What you need to do
Extract each line of the data below exactly as written.
─── Collected data
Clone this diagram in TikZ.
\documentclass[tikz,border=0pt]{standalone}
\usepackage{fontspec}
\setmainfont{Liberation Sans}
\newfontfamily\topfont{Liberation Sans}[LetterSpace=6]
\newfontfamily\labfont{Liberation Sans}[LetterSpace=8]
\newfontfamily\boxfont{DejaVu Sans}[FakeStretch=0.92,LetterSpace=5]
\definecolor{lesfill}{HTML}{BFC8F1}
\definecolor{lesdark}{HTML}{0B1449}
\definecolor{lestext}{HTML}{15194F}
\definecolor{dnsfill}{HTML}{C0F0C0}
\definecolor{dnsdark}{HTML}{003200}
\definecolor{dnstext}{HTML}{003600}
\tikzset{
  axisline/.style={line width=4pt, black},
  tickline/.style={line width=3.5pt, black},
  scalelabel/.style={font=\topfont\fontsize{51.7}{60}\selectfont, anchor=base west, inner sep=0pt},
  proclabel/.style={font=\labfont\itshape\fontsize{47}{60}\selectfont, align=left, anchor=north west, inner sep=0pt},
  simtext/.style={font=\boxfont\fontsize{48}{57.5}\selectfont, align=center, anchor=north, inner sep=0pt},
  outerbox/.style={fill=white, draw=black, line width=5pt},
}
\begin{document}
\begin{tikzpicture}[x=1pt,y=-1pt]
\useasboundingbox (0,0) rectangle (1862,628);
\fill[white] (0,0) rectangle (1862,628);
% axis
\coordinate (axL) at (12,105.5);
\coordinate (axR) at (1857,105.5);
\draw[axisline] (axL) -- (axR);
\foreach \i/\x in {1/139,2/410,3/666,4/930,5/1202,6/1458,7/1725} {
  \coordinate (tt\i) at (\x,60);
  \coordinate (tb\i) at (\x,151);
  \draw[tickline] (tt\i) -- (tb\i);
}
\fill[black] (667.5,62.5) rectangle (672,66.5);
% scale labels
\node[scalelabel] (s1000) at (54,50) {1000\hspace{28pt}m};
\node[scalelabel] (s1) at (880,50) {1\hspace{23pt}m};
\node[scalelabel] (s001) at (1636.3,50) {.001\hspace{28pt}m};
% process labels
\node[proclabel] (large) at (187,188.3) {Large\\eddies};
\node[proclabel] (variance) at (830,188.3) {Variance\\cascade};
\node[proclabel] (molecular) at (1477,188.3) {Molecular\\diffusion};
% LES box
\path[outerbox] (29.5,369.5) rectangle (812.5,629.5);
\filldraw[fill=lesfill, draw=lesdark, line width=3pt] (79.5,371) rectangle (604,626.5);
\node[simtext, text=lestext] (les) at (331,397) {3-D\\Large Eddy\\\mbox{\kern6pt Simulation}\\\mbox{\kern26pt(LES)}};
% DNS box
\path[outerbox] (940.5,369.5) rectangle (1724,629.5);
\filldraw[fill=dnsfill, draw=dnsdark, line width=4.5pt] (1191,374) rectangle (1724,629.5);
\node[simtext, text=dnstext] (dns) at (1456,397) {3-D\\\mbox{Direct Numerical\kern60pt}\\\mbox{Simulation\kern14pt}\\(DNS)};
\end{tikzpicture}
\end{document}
──────
Worked answer
Clone this diagram in TikZ.
\documentclass[tikz,border=0pt]{standalone}
\usepackage{fontspec}
\setmainfont{Liberation Sans}
\newfontfamily\topfont{Liberation Sans}[LetterSpace=6]
\newfontfamily\labfont{Liberation Sans}[LetterSpace=8]
\newfontfamily\boxfont{DejaVu Sans}[FakeStretch=0.92,LetterSpace=5]
\definecolor{lesfill}{HTML}{BFC8F1}
\definecolor{lesdark}{HTML}{0B1449}
\definecolor{lestext}{HTML}{15194F}
\definecolor{dnsfill}{HTML}{C0F0C0}
\definecolor{dnsdark}{HTML}{003200}
\definecolor{dnstext}{HTML}{003600}
\tikzset{
  axisline/.style={line width=4pt, black},
  tickline/.style={line width=3.5pt, black},
  scalelabel/.style={font=\topfont\fontsize{51.7}{60}\selectfont, anchor=base west, inner sep=0pt},
  proclabel/.style={font=\labfont\itshape\fontsize{47}{60}\selectfont, align=left, anchor=north west, inner sep=0pt},
  simtext/.style={font=\boxfont\fontsize{48}{57.5}\selectfont, align=center, anchor=north, inner sep=0pt},
  outerbox/.style={fill=white, draw=black, line width=5pt},
}
\begin{document}
\begin{tikzpicture}[x=1pt,y=-1pt]
\useasboundingbox (0,0) rectangle (1862,628);
\fill[white] (0,0) rectangle (1862,628);
% axis
\coordinate (axL) at (12,105.5);
\coordinate (axR) at (1857,105.5);
\draw[axisline] (axL) -- (axR);
\foreach \i/\x in {1/139,2/410,3/666,4/930,5/1202,6/1458,7/1725} {
  \coordinate (tt\i) at (\x,60);
  \coordinate (tb\i) at (\x,151);
  \draw[tickline] (tt\i) -- (tb\i);
}
\fill[black] (667.5,62.5) rectangle (672,66.5);
% scale labels
\node[scalelabel] (s1000) at (54,50) {1000\hspace{28pt}m};
\node[scalelabel] (s1) at (880,50) {1\hspace{23pt}m};
\node[scalelabel] (s001) at (1636.3,50) {.001\hspace{28pt}m};
% process labels
\node[proclabel] (large) at (187,188.3) {Large\\eddies};
\node[proclabel] (variance) at (830,188.3) {Variance\\cascade};
\node[proclabel] (molecular) at (1477,188.3) {Molecular\\diffusion};
% LES box
\path[outerbox] (29.5,369.5) rectangle (812.5,629.5);
\filldraw[fill=lesfill, draw=lesdark, line width=3pt] (79.5,371) rectangle (604,626.5);
\node[simtext, text=lestext] (les) at (331,397) {3-D\\Large Eddy\\\mbox{\kern6pt Simulation}\\\mbox{\kern26pt(LES)}};
% DNS box
\path[outerbox] (940.5,369.5) rectangle (1724,629.5);
\filldraw[fill=dnsfill, draw=dnsdark, line width=4.5pt] (1191,374) rectangle (1724,629.5);
\node[simtext, text=dnstext] (dns) at (1456,397) {3-D\\\mbox{Direct Numerical\kern60pt}\\\mbox{Simulation\kern14pt}\\(DNS)};
\end{tikzpicture}
\end{document}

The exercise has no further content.